**THE REQUEST**
In this exercise, print only the lines of the records below from the one with "Output the LaTeX" through the one with "(0,0) rectangle (981,457);", inclusive. Pictures are not part of the copy.

**LISTED ENTRIES**
+ + + + + + +

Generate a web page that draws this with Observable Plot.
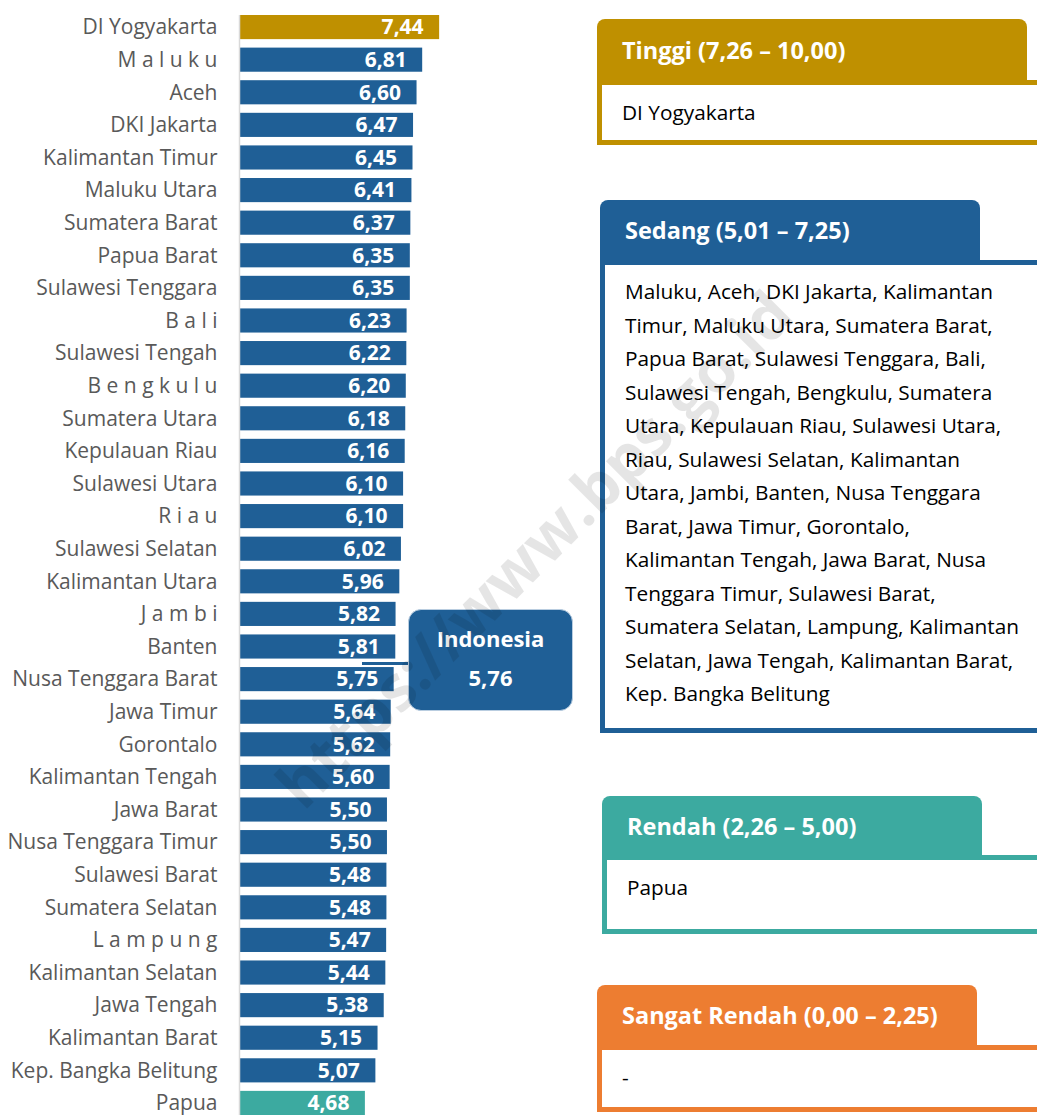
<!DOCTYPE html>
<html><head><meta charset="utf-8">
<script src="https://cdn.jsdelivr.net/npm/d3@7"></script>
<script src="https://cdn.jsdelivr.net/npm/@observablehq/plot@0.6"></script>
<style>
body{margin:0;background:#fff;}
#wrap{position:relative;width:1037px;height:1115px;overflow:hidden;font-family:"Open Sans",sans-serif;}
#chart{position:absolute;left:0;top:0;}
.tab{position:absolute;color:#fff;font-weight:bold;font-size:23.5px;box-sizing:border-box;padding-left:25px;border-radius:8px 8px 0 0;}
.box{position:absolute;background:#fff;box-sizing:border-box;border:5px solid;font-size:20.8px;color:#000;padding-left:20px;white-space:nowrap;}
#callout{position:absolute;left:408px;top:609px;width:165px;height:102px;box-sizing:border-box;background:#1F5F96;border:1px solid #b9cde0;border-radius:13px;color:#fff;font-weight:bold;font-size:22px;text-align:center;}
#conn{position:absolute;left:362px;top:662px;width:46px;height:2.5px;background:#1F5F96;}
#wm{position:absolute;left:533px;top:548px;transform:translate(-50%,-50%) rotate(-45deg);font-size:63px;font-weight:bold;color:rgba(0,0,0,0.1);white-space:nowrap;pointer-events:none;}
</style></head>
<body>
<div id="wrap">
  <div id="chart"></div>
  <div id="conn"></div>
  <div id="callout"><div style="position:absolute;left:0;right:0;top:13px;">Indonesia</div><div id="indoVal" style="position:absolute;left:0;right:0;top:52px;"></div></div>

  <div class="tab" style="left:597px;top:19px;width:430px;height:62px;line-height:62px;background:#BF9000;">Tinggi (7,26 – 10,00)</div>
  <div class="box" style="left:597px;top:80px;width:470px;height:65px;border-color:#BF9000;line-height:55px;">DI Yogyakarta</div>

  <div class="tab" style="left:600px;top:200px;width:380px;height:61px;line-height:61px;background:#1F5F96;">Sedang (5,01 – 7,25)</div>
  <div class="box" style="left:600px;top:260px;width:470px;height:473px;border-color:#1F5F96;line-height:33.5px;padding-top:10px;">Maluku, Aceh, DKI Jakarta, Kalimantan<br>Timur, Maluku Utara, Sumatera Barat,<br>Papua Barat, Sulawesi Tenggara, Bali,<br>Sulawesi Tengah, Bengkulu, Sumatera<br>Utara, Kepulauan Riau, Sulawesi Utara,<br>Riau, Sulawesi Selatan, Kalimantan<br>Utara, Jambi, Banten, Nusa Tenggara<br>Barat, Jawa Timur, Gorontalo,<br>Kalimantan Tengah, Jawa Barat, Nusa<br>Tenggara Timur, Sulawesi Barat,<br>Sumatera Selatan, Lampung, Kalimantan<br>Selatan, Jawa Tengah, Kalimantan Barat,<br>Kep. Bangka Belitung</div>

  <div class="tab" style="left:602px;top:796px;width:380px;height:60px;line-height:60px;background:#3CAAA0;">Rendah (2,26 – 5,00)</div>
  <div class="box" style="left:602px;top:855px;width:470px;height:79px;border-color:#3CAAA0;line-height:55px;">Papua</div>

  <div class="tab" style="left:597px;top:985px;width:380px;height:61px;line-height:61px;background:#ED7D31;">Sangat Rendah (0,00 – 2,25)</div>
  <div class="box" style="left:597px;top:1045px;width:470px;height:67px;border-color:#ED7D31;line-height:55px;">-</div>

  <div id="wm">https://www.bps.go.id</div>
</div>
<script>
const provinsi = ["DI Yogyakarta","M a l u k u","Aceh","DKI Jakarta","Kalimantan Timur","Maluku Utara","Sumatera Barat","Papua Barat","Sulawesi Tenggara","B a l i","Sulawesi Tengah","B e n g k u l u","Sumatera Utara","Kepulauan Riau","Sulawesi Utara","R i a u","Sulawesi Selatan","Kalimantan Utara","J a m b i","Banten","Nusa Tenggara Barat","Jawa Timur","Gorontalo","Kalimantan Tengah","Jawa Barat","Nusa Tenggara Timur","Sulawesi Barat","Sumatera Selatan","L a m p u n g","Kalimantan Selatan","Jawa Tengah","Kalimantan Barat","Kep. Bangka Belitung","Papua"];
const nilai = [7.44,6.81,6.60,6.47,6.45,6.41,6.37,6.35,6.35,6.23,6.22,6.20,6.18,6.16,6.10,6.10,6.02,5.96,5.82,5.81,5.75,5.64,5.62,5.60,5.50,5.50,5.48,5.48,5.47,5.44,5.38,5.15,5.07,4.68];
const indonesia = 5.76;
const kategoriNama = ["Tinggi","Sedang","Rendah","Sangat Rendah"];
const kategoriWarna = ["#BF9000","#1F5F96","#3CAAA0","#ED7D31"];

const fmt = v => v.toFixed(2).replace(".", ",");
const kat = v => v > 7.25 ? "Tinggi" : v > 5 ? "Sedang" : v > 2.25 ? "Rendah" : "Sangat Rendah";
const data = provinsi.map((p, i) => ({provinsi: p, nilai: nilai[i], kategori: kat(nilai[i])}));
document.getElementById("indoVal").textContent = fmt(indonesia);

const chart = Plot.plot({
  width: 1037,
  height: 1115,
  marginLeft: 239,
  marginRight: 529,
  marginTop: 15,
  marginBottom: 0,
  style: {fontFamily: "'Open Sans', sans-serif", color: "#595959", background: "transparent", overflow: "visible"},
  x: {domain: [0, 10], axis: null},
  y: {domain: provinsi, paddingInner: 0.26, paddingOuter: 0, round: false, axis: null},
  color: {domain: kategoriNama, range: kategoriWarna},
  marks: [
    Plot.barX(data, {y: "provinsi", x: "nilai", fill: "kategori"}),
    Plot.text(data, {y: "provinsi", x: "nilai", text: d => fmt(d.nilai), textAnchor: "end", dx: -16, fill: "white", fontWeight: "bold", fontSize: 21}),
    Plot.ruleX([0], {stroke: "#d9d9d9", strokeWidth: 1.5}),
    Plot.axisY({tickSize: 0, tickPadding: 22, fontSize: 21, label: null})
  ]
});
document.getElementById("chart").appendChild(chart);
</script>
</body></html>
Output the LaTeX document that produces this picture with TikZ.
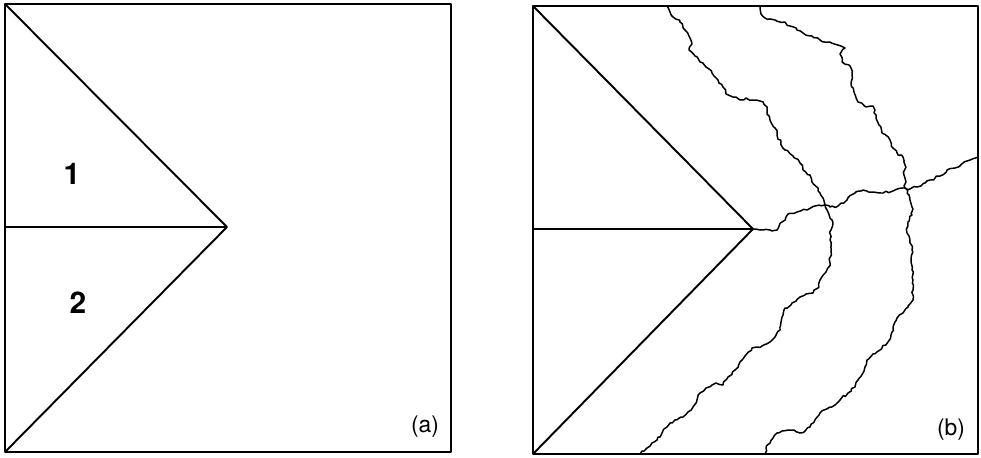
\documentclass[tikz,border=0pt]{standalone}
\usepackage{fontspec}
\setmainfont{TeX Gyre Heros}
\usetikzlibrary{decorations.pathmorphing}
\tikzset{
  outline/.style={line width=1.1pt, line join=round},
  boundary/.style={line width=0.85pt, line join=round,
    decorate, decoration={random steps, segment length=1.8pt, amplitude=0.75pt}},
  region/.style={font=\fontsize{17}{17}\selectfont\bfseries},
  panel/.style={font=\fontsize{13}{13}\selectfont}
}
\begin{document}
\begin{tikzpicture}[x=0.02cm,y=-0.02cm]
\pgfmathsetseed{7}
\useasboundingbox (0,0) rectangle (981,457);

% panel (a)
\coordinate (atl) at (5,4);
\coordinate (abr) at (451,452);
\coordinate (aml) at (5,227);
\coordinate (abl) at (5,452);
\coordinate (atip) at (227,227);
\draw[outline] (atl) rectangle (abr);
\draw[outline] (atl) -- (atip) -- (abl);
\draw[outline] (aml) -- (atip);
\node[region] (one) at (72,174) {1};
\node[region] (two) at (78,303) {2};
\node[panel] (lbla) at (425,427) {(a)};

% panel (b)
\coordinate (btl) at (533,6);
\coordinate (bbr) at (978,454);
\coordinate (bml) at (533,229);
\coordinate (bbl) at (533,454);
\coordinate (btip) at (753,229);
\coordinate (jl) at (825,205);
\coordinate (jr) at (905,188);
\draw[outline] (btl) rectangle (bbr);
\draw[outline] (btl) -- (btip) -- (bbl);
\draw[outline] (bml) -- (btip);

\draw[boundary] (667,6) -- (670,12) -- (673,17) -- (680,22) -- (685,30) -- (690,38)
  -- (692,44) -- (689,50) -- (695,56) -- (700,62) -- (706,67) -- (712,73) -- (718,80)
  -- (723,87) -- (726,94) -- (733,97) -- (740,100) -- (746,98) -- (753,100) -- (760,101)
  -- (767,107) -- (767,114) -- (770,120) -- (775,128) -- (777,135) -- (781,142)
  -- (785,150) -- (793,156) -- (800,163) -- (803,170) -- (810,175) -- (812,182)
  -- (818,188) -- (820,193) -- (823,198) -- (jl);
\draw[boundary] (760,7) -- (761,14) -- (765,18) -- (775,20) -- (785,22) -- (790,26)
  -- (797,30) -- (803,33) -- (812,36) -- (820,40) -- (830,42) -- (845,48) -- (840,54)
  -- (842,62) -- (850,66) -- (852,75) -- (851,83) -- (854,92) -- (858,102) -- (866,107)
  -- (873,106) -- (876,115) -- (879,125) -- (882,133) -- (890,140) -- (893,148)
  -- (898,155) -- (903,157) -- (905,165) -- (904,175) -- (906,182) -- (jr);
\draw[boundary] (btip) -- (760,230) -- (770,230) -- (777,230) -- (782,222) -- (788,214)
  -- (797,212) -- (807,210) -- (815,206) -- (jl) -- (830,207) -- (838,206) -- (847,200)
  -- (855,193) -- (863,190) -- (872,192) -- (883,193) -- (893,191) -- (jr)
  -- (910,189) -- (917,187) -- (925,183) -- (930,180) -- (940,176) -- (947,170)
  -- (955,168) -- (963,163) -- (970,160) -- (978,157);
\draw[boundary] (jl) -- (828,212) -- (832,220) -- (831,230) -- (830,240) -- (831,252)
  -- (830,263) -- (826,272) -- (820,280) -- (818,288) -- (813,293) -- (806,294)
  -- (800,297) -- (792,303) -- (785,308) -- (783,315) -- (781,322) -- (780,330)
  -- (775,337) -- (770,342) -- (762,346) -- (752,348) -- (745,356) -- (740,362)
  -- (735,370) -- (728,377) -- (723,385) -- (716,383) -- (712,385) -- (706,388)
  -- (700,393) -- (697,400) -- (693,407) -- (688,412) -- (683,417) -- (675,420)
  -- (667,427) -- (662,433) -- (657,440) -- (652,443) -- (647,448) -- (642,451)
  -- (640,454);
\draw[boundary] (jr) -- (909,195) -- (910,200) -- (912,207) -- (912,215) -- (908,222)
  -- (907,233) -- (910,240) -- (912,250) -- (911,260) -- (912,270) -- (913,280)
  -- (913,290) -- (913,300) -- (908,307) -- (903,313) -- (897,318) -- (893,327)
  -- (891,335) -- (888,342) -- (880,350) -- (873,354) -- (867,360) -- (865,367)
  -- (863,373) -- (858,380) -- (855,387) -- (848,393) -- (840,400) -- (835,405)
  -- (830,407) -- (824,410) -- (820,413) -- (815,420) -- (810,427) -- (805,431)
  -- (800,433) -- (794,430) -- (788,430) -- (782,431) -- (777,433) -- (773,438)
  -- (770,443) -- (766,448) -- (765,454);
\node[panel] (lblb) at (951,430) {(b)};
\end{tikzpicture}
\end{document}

+ + + + + + +

**ANSWER FOR THIS EXERCISE**
Output the LaTeX document that produces this picture with TikZ.
\documentclass[tikz,border=0pt]{standalone}
\usepackage{fontspec}
\setmainfont{TeX Gyre Heros}
\usetikzlibrary{decorations.pathmorphing}
\tikzset{
  outline/.style={line width=1.1pt, line join=round},
  boundary/.style={line width=0.85pt, line join=round,
    decorate, decoration={random steps, segment length=1.8pt, amplitude=0.75pt}},
  region/.style={font=\fontsize{17}{17}\selectfont\bfseries},
  panel/.style={font=\fontsize{13}{13}\selectfont}
}
\begin{document}
\begin{tikzpicture}[x=0.02cm,y=-0.02cm]
\pgfmathsetseed{7}
\useasboundingbox (0,0) rectangle (981,457);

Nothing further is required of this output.